**WHAT IS REQUIRED**:
Output the material exactly, but drop every image it holds.

**SOURCE EXCERPT**:

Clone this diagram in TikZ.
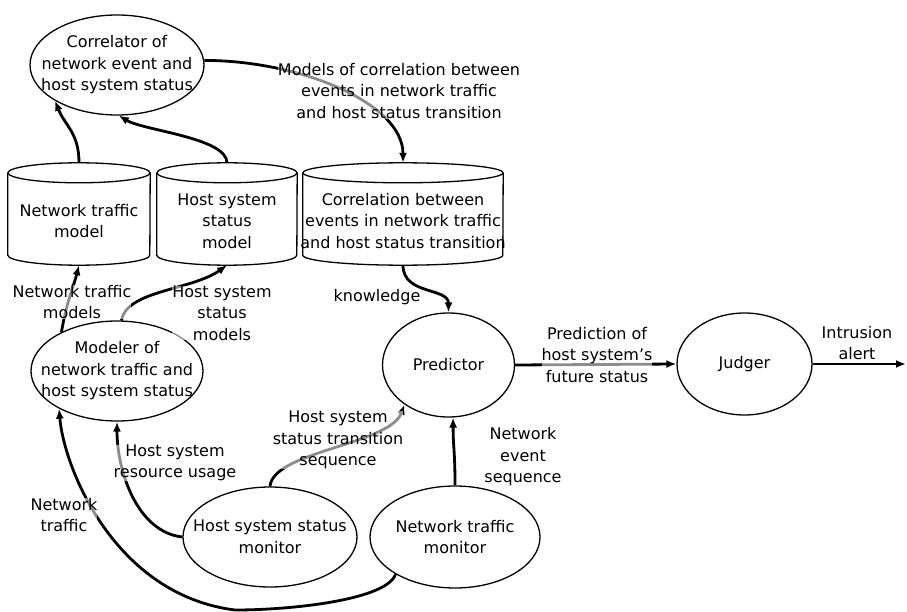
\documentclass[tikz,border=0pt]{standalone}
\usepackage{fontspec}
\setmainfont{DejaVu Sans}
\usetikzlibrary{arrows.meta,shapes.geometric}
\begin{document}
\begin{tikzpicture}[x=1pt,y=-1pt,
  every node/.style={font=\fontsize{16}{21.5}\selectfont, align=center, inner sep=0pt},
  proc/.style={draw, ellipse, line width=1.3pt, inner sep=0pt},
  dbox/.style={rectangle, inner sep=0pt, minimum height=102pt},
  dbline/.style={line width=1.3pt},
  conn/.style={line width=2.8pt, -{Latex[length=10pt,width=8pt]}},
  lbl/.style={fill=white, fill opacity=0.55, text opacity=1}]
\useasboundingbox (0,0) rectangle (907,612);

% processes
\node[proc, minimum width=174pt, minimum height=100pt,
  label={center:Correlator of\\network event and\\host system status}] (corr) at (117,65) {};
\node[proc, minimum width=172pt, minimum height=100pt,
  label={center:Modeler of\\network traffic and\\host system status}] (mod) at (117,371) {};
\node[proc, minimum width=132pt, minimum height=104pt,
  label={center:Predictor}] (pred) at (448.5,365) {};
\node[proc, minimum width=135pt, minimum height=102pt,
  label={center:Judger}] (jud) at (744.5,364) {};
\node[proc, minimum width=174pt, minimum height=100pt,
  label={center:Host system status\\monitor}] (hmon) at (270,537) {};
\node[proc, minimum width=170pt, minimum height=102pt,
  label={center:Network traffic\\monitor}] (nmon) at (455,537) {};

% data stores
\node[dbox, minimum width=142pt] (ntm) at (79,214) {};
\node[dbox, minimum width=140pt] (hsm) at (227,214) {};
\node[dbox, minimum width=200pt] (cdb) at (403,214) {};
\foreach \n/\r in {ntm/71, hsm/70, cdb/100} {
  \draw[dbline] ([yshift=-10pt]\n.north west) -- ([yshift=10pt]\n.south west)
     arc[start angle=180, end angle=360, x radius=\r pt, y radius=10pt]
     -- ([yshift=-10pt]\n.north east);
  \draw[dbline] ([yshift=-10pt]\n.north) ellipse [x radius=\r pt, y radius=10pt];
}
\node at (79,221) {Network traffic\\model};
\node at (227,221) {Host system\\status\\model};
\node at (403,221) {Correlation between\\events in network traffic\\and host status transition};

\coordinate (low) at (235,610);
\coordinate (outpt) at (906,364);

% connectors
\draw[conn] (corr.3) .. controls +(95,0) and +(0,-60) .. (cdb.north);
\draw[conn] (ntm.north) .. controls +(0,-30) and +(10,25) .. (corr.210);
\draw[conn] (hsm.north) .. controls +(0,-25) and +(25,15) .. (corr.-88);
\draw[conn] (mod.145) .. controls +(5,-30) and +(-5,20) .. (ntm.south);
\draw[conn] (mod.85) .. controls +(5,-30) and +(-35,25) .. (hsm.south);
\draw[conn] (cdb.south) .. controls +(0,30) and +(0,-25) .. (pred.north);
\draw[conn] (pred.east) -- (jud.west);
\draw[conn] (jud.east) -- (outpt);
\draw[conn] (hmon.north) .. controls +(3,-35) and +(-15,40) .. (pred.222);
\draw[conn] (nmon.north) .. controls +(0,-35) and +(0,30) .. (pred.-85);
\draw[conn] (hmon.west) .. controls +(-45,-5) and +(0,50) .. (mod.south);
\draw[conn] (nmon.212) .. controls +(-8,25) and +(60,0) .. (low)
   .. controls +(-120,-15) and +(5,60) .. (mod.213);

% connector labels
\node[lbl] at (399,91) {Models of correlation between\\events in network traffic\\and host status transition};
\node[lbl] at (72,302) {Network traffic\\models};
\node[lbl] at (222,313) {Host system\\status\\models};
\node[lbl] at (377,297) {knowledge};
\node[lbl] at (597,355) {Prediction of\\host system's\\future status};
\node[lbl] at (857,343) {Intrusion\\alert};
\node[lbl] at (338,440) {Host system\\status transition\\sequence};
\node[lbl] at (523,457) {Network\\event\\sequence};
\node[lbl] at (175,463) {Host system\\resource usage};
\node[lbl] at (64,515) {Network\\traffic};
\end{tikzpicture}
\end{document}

**WRITTEN RESPONSE**:
Clone this diagram in TikZ.
\documentclass[tikz,border=0pt]{standalone}
\usepackage{fontspec}
\setmainfont{DejaVu Sans}
\usetikzlibrary{arrows.meta,shapes.geometric}
\begin{document}
\begin{tikzpicture}[x=1pt,y=-1pt,
  every node/.style={font=\fontsize{16}{21.5}\selectfont, align=center, inner sep=0pt},
  proc/.style={draw, ellipse, line width=1.3pt, inner sep=0pt},
  dbox/.style={rectangle, inner sep=0pt, minimum height=102pt},
  dbline/.style={line width=1.3pt},
  conn/.style={line width=2.8pt, -{Latex[length=10pt,width=8pt]}},
  lbl/.style={fill=white, fill opacity=0.55, text opacity=1}]
\useasboundingbox (0,0) rectangle (907,612);

% processes
\node[proc, minimum width=174pt, minimum height=100pt,
  label={center:Correlator of\\network event and\\host system status}] (corr) at (117,65) {};
\node[proc, minimum width=172pt, minimum height=100pt,
  label={center:Modeler of\\network traffic and\\host system status}] (mod) at (117,371) {};
\node[proc, minimum width=132pt, minimum height=104pt,
  label={center:Predictor}] (pred) at (448.5,365) {};
\node[proc, minimum width=135pt, minimum height=102pt,
  label={center:Judger}] (jud) at (744.5,364) {};
\node[proc, minimum width=174pt, minimum height=100pt,
  label={center:Host system status\\monitor}] (hmon) at (270,537) {};
\node[proc, minimum width=170pt, minimum height=102pt,
  label={center:Network traffic\\monitor}] (nmon) at (455,537) {};

% data stores
\node[dbox, minimum width=142pt] (ntm) at (79,214) {};
\node[dbox, minimum width=140pt] (hsm) at (227,214) {};
\node[dbox, minimum width=200pt] (cdb) at (403,214) {};
\foreach \n/\r in {ntm/71, hsm/70, cdb/100} {
  \draw[dbline] ([yshift=-10pt]\n.north west) -- ([yshift=10pt]\n.south west)
     arc[start angle=180, end angle=360, x radius=\r pt, y radius=10pt]
     -- ([yshift=-10pt]\n.north east);
  \draw[dbline] ([yshift=-10pt]\n.north) ellipse [x radius=\r pt, y radius=10pt];
}
\node at (79,221) {Network traffic\\model};
\node at (227,221) {Host system\\status\\model};
\node at (403,221) {Correlation between\\events in network traffic\\and host status transition};

\coordinate (low) at (235,610);
\coordinate (outpt) at (906,364);

% connectors
\draw[conn] (corr.3) .. controls +(95,0) and +(0,-60) .. (cdb.north);
\draw[conn] (ntm.north) .. controls +(0,-30) and +(10,25) .. (corr.210);
\draw[conn] (hsm.north) .. controls +(0,-25) and +(25,15) .. (corr.-88);
\draw[conn] (mod.145) .. controls +(5,-30) and +(-5,20) .. (ntm.south);
\draw[conn] (mod.85) .. controls +(5,-30) and +(-35,25) .. (hsm.south);
\draw[conn] (cdb.south) .. controls +(0,30) and +(0,-25) .. (pred.north);
\draw[conn] (pred.east) -- (jud.west);
\draw[conn] (jud.east) -- (outpt);
\draw[conn] (hmon.north) .. controls +(3,-35) and +(-15,40) .. (pred.222);
\draw[conn] (nmon.north) .. controls +(0,-35) and +(0,30) .. (pred.-85);
\draw[conn] (hmon.west) .. controls +(-45,-5) and +(0,50) .. (mod.south);
\draw[conn] (nmon.212) .. controls +(-8,25) and +(60,0) .. (low)
   .. controls +(-120,-15) and +(5,60) .. (mod.213);

% connector labels
\node[lbl] at (399,91) {Models of correlation between\\events in network traffic\\and host status transition};
\node[lbl] at (72,302) {Network traffic\\models};
\node[lbl] at (222,313) {Host system\\status\\models};
\node[lbl] at (377,297) {knowledge};
\node[lbl] at (597,355) {Prediction of\\host system's\\future status};
\node[lbl] at (857,343) {Intrusion\\alert};
\node[lbl] at (338,440) {Host system\\status transition\\sequence};
\node[lbl] at (523,457) {Network\\event\\sequence};
\node[lbl] at (175,463) {Host system\\resource usage};
\node[lbl] at (64,515) {Network\\traffic};
\end{tikzpicture}
\end{document}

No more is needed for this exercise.